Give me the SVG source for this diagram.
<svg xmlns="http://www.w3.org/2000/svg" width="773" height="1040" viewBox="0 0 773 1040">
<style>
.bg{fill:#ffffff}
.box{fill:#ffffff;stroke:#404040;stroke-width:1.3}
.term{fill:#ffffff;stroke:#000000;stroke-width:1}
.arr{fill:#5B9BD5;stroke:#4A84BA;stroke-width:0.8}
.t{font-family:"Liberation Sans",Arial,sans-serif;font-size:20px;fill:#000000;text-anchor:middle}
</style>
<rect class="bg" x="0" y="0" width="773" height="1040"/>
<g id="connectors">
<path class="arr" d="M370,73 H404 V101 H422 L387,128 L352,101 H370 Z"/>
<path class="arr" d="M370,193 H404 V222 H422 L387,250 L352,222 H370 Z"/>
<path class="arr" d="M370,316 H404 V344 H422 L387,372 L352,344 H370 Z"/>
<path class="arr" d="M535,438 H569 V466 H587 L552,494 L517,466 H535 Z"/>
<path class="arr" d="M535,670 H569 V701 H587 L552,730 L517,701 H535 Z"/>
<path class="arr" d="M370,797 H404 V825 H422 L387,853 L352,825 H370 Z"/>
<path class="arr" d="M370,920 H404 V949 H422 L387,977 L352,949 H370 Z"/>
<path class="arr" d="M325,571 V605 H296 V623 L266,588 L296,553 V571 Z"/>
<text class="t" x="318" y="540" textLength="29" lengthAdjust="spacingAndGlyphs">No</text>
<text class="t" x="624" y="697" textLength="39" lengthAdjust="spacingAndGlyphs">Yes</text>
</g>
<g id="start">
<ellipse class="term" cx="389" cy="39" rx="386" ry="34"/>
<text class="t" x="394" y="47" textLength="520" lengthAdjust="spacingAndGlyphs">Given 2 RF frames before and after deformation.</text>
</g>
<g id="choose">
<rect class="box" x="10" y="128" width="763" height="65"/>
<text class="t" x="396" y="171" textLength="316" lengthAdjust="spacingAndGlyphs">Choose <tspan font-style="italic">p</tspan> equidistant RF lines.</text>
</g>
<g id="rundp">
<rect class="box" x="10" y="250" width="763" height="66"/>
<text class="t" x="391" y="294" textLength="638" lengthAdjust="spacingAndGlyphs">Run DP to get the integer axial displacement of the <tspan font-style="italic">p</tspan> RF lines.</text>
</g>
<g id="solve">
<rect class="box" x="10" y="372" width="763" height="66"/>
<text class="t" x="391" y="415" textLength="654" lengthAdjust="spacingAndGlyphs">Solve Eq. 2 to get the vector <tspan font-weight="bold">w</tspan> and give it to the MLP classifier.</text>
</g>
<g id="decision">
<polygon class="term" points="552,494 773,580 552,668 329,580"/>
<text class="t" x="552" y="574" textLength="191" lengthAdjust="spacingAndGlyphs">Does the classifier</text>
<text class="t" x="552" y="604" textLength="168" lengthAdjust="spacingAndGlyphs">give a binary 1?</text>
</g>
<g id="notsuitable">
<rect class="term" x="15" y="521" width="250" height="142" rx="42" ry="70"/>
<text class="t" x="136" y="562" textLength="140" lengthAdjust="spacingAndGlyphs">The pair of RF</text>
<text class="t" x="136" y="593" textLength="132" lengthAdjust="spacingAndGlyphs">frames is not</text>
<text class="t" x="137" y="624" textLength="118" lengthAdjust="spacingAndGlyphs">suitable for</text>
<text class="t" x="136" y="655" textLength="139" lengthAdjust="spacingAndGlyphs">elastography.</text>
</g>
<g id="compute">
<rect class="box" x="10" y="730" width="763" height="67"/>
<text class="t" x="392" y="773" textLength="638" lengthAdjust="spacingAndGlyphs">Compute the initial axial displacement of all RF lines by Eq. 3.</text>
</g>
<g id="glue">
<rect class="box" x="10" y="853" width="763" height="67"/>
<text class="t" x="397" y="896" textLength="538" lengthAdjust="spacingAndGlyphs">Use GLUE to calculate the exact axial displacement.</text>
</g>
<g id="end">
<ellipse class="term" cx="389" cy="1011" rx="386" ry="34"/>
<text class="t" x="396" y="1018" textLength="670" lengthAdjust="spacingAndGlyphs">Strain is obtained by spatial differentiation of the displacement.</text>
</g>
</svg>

* Brief *
Write out the material exactly as given.

* Exercise result *
Give me the SVG source for this diagram.
<svg xmlns="http://www.w3.org/2000/svg" width="773" height="1040" viewBox="0 0 773 1040">
<style>
.bg{fill:#ffffff}
.box{fill:#ffffff;stroke:#404040;stroke-width:1.3}
.term{fill:#ffffff;stroke:#000000;stroke-width:1}
.arr{fill:#5B9BD5;stroke:#4A84BA;stroke-width:0.8}
.t{font-family:"Liberation Sans",Arial,sans-serif;font-size:20px;fill:#000000;text-anchor:middle}
</style>
<rect class="bg" x="0" y="0" width="773" height="1040"/>
<g id="connectors">
<path class="arr" d="M370,73 H404 V101 H422 L387,128 L352,101 H370 Z"/>
<path class="arr" d="M370,193 H404 V222 H422 L387,250 L352,222 H370 Z"/>
<path class="arr" d="M370,316 H404 V344 H422 L387,372 L352,344 H370 Z"/>
<path class="arr" d="M535,438 H569 V466 H587 L552,494 L517,466 H535 Z"/>
<path class="arr" d="M535,670 H569 V701 H587 L552,730 L517,701 H535 Z"/>
<path class="arr" d="M370,797 H404 V825 H422 L387,853 L352,825 H370 Z"/>
<path class="arr" d="M370,920 H404 V949 H422 L387,977 L352,949 H370 Z"/>
<path class="arr" d="M325,571 V605 H296 V623 L266,588 L296,553 V571 Z"/>
<text class="t" x="318" y="540" textLength="29" lengthAdjust="spacingAndGlyphs">No</text>
<text class="t" x="624" y="697" textLength="39" lengthAdjust="spacingAndGlyphs">Yes</text>
</g>
<g id="start">
<ellipse class="term" cx="389" cy="39" rx="386" ry="34"/>
<text class="t" x="394" y="47" textLength="520" lengthAdjust="spacingAndGlyphs">Given 2 RF frames before and after deformation.</text>
</g>
<g id="choose">
<rect class="box" x="10" y="128" width="763" height="65"/>
<text class="t" x="396" y="171" textLength="316" lengthAdjust="spacingAndGlyphs">Choose <tspan font-style="italic">p</tspan> equidistant RF lines.</text>
</g>
<g id="rundp">
<rect class="box" x="10" y="250" width="763" height="66"/>
<text class="t" x="391" y="294" textLength="638" lengthAdjust="spacingAndGlyphs">Run DP to get the integer axial displacement of the <tspan font-style="italic">p</tspan> RF lines.</text>
</g>
<g id="solve">
<rect class="box" x="10" y="372" width="763" height="66"/>
<text class="t" x="391" y="415" textLength="654" lengthAdjust="spacingAndGlyphs">Solve Eq. 2 to get the vector <tspan font-weight="bold">w</tspan> and give it to the MLP classifier.</text>
</g>
<g id="decision">
<polygon class="term" points="552,494 773,580 552,668 329,580"/>
<text class="t" x="552" y="574" textLength="191" lengthAdjust="spacingAndGlyphs">Does the classifier</text>
<text class="t" x="552" y="604" textLength="168" lengthAdjust="spacingAndGlyphs">give a binary 1?</text>
</g>
<g id="notsuitable">
<rect class="term" x="15" y="521" width="250" height="142" rx="42" ry="70"/>
<text class="t" x="136" y="562" textLength="140" lengthAdjust="spacingAndGlyphs">The pair of RF</text>
<text class="t" x="136" y="593" textLength="132" lengthAdjust="spacingAndGlyphs">frames is not</text>
<text class="t" x="137" y="624" textLength="118" lengthAdjust="spacingAndGlyphs">suitable for</text>
<text class="t" x="136" y="655" textLength="139" lengthAdjust="spacingAndGlyphs">elastography.</text>
</g>
<g id="compute">
<rect class="box" x="10" y="730" width="763" height="67"/>
<text class="t" x="392" y="773" textLength="638" lengthAdjust="spacingAndGlyphs">Compute the initial axial displacement of all RF lines by Eq. 3.</text>
</g>
<g id="glue">
<rect class="box" x="10" y="853" width="763" height="67"/>
<text class="t" x="397" y="896" textLength="538" lengthAdjust="spacingAndGlyphs">Use GLUE to calculate the exact axial displacement.</text>
</g>
<g id="end">
<ellipse class="term" cx="389" cy="1011" rx="386" ry="34"/>
<text class="t" x="396" y="1018" textLength="670" lengthAdjust="spacingAndGlyphs">Strain is obtained by spatial differentiation of the displacement.</text>
</g>
</svg>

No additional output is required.